----- Given data
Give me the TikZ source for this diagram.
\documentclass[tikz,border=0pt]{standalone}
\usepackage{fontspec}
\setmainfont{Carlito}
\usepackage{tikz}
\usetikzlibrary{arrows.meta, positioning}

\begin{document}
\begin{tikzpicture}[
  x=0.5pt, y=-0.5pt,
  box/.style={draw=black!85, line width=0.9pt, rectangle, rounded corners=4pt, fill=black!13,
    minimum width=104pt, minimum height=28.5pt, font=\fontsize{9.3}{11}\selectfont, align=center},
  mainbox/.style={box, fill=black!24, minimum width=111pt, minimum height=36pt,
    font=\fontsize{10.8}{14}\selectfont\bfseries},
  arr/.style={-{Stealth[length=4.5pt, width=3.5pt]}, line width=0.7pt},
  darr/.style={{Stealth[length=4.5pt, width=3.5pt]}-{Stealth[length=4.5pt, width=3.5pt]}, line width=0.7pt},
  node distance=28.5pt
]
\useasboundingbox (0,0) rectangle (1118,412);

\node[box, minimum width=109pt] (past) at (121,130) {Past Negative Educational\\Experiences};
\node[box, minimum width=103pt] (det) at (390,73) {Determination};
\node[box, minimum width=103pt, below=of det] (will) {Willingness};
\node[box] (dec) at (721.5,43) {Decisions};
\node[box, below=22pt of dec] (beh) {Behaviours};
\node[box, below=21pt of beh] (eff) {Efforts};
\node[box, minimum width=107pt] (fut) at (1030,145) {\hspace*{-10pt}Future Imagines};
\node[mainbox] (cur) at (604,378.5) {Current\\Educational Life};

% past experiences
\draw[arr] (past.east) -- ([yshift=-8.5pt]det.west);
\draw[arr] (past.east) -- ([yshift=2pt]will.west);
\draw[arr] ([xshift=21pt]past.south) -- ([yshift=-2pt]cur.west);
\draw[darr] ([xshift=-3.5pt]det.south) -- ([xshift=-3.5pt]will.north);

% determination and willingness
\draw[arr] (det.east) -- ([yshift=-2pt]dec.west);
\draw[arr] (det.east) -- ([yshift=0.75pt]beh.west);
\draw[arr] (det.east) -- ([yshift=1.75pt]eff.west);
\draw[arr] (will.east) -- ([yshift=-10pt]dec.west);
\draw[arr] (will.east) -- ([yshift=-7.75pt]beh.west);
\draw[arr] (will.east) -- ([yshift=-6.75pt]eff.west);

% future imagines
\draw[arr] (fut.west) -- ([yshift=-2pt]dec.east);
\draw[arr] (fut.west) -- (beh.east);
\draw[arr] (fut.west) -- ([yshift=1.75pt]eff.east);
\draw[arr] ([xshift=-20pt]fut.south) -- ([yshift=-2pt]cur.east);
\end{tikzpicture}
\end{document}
----------
----- Given data
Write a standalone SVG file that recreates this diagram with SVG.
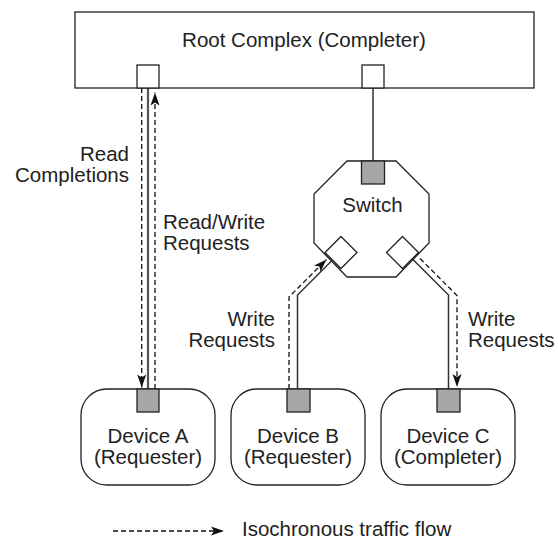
----------
Direction
Identify lines with the string "this". Copy each one.

Task result
Give me the TikZ source for this diagram.
Write a standalone SVG file that recreates this diagram with SVG.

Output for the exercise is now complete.